Le frère aîné d’Éric a hérité de la ferme familiale de cent vingt hectares. Éric lui donne des coups de main. Ils ont résisté mais se résignent à vendre. Seule la vaste monoculture de betteraves rapporte. Les petits exploitants se débarrassent comme ils peuvent des terres, achetées à bas coût par les gros propriétaires (dont les familles contrôlent fréquemment les mairies). Éric et son frère ont trois chevaux. Ils ne savent qu’en faire : cela coûte trop. La location-vente est un investissement lourd. Les travaux de rénovation de leur maison sont arrêtés. Pour Anissa comme pour Éric, le chômage menace. Dans leur hameau et aux environs, les voisins sont des personnes âgées pauvres ou des salariés sans travail (souvent un sur deux dans chaque couple). Mais ceux qu’ils appellent des« Parisiens », et qui semblent « se la couler douce », habitent là aussi : des familles de cadres ou de professions libérales (en poste à Compiègne, Soissons, Amiens), qui rachètent pour leur « caractère » (et leur prix) des bâtiments de ferme (qu’ils refont). Au travail, Éric estime qu’il n’est pas respecté par « les jeunes » : pourtant, il s’occupait d’une équipe de cadets, mais son club de foot a fusionné avec un autre. À vivre là, immobilisé dans un espace en déclin, impuissant face à l’écroulement d’un monde qui ne « tient plus », alors qu’il avait cru pouvoir s’en sortir (de la ferme) et que son territoire se peuple de « Parisiens », comment Éric pourrait-il se sentir « fier » ?

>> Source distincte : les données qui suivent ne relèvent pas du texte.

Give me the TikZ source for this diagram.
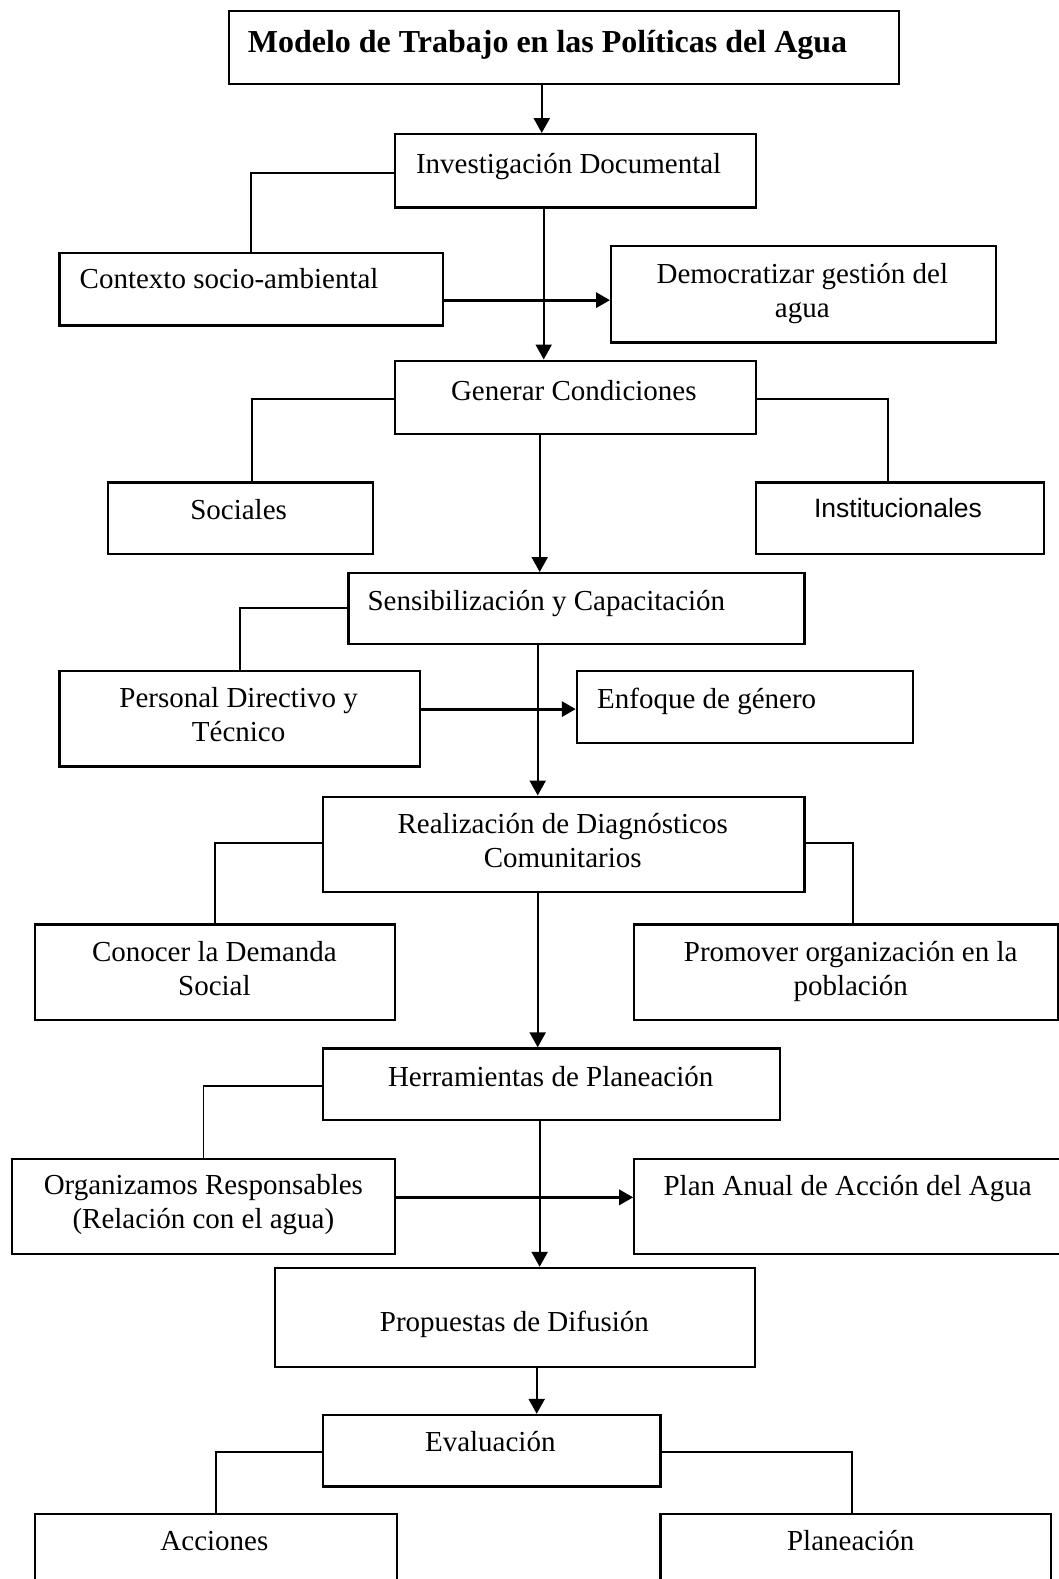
\documentclass[tikz,border=0pt]{standalone}
\usepackage{fontspec}
\setmainfont{Liberation Serif}
\newfontfamily\arialfont{Liberation Sans}
\usetikzlibrary{arrows.meta}

\begin{document}
\begin{tikzpicture}[x=1pt,y=-1pt,
  box/.style={draw,line width=2.2pt,rectangle,anchor=north west,inner sep=0pt},
  txt/.style={inner sep=0pt,font=\fontsize{29}{34.2}\selectfont,align=center},
  ttl/.style={inner sep=0pt,font=\fontsize{32}{38}\selectfont\bfseries},
  link/.style={line width=1.9pt},
  arr/.style={line width=2.3pt,-{Triangle[length=15pt,width=16pt]}},
  harr/.style={line width=3.2pt,-{Triangle[length=14pt,width=15pt]}},
]
\useasboundingbox (0,0) rectangle (1058,1579);

% boxes
\node[box,minimum width=670.5pt,minimum height=72.6pt] (title) at (227.5,10) {};
\node[box,minimum width=361.4pt,minimum height=73.4pt] (inv) at (393.6,133) {};
\node[box,minimum width=383.6pt,minimum height=72.5pt] (ctx) at (58.4,251.8) {};
\node[box,minimum width=384.6pt,minimum height=96.7pt] (dem) at (610,244.7) {};
\node[box,minimum width=361.4pt,minimum height=73.5pt] (gen) at (393.6,359.5) {};
\node[box,minimum width=264.8pt,minimum height=71.5pt] (soc) at (106.7,481.3) {};
\node[box,minimum width=288pt,minimum height=71.5pt] (ins) at (755,481.3) {};
\node[box,minimum width=456pt,minimum height=70.5pt] (sen) at (347.3,572) {};
\node[box,minimum width=360.4pt,minimum height=95.6pt] (per) at (58.4,669.7) {};
\node[box,minimum width=336.2pt,minimum height=72.5pt] (enf) at (575.8,669.7) {};
\node[box,minimum width=481.2pt,minimum height=95.7pt] (rea) at (322.1,795.5) {};
\node[box,minimum width=359.4pt,minimum height=95.6pt] (con) at (34.2,923.4) {};
\node[box,minimum width=423.8pt,minimum height=95.6pt] (pro) at (633.2,923.4) {};
\node[box,minimum width=457.1pt,minimum height=71.5pt] (her) at (322.1,1047.3) {};
\node[box,minimum width=382.5pt,minimum height=94.7pt] (org) at (11.1,1158) {};
\node[box,minimum width=440pt,minimum height=94.7pt] (pla) at (633.2,1158) {};
\node[box,minimum width=480.2pt,minimum height=98.7pt] (prp) at (273.8,1266.8) {};
\node[box,minimum width=337.3pt,minimum height=71.5pt] (eva) at (322.1,1413.8) {};
\node[box,minimum width=361.4pt,minimum height=90pt] (acc) at (34.2,1512.5) {};
\node[box,minimum width=390.6pt,minimum height=90pt] (plc) at (659.4,1512.5) {};

% texts (base anchor of a two-line node sits on its last line)
\node[ttl,anchor=base west] (titleT) at (247.6,52.5) {Modelo de Trabajo en las Políticas del Agua};
\node[txt,anchor=base west] (invT) at (415.8,173.6) {Investigación Documental};
\node[txt,anchor=base west] (ctxT) at (79.5,288.5) {Contexto socio-ambiental};
\node[txt,anchor=base] (demT) at (802.3,317.6) {Democratizar gestión del\\agua};
\node[txt,anchor=base] (genT) at (573.8,400.2) {Generar Condiciones};
\node[txt,anchor=base] (socT) at (238.6,519) {Sociales};
\node[txt,anchor=base,font=\arialfont\fontsize{26.5}{32}\selectfont] (insT) at (898,517.8) {Institucionales};
\node[txt,anchor=base west] (senT) at (367.4,610.7) {Sensibilización y Capacitación};
\node[txt,anchor=base] (perT) at (238.6,741.6) {Personal Directivo y\\Técnico};
\node[txt,anchor=base west] (enfT) at (597,708.4) {Enfoque de género};
\node[txt,anchor=base] (reaT) at (562.7,867.4) {Realización de Diagnósticos\\Comunitarios};
\node[txt,anchor=base] (conT) at (214.4,995.3) {Conocer la Demanda\\Social};
\node[txt,anchor=base] (proT) at (850.7,995.3) {Promover organización en la\\población};
\node[txt,anchor=base] (herT) at (550.7,1086) {Herramientas de Planeación};
\node[txt,anchor=base] (orgT) at (203.4,1228.9) {Organizamos Responsables\\(Relación con el agua)};
\node[txt,anchor=base west] (plaT) at (663.4,1195.7) {Plan Anual de Acción del Agua};
\node[txt,anchor=base] (prpT) at (514.4,1331.7) {Propuestas de Difusión};
\node[txt,anchor=base] (evaT) at (490.3,1451.5) {Evaluación};
\node[txt,anchor=base] (accT) at (214.4,1550.2) {Acciones};
\node[txt,anchor=base] (plcT) at (850.7,1550.2) {Planeación};

% main flow
\draw[arr] ([xshift=-22.1pt]title.south) -- ([xshift=-22.1pt]title.south |- inv.north);
\draw[arr] ([xshift=-31.7pt]inv.south) -- ([xshift=-31.7pt]inv.south |- gen.north);
\draw[arr] ([xshift=-35.7pt]gen.south) -- ([xshift=-35.7pt]gen.south |- sen.north);
\draw[arr] ([xshift=-38.7pt]sen.south) -- ([xshift=-38.7pt]sen.south |- rea.north);
\draw[arr] ([xshift=-26.1pt]rea.south) -- ([xshift=-26.1pt]rea.south |- her.north);
\draw[arr] ([xshift=-12.1pt]her.south) -- ([xshift=-12.1pt]her.south |- prp.north);
\draw[arr] ([xshift=21.7pt]prp.south) -- ([xshift=21.7pt]prp.south |- eva.north);

% side branches
\draw[link] ([yshift=-2.5pt]inv.west) -| (ctx.north);
\draw[link] ([yshift=-1.5pt]gen.west) -| ([xshift=11.6pt]soc.north);
\draw[link] ([yshift=-1.5pt]gen.east) -| ([xshift=-12pt]ins.north);
\draw[link] (sen.west) -| (per.north);
\draw[link] ([yshift=1.5pt]rea.west) -| (con.north);
\draw[link] ([yshift=1.5pt]rea.east) -| ([xshift=6.6pt]pro.north);
\draw[link] ([yshift=-1.5pt]her.west) -| (org.north);
\draw[link] ([yshift=-1.5pt]eva.west) -| (acc.north);
\draw[link] ([yshift=-1.5pt]eva.east) -| ([xshift=-4pt]plc.north);

% horizontal links
\draw[harr] ([yshift=-11pt]ctx.east) -- ([yshift=-11pt]ctx.east -| dem.west);
\draw[harr] ([yshift=9.5pt]per.east) -- ([yshift=9.5pt]per.east -| enf.west);
\draw[harr] ([yshift=9.1pt]org.east) -- ([yshift=9.1pt]org.east -| pla.west);
\end{tikzpicture}
\end{document}
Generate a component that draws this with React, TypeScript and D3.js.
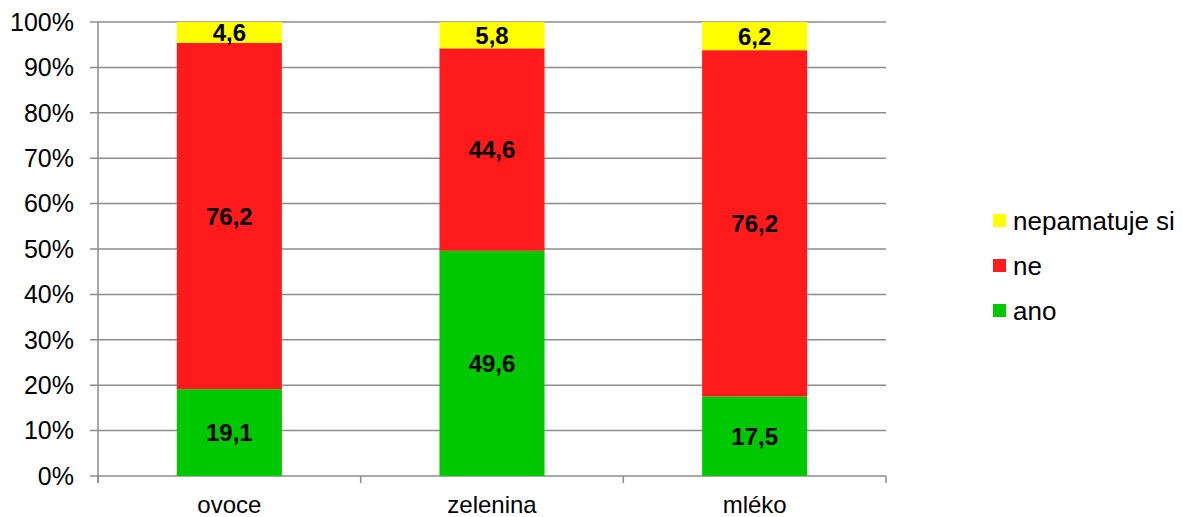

Le vote d’Éric, je ne l’ai pas trouvé « grave ». Je l’aurais spontanément détesté le 21 avril, invectivé même, le jugeant « super grave ». Mais je peine aujourd’hui à voir en lui l’« ennemi principal ».

Willy Pelletier

Coordinateur, avec Gérard Mauger, de l’ouvrage collectif Les Classes populaires et le FN. Explication de vote, à paraître en janvier 2017 aux Éditions du Croquant, en collaboration avec la Fondation Copernic. Ce texte est extrait de la contribution intitulée « Contre l’ethnocentrisme militant ».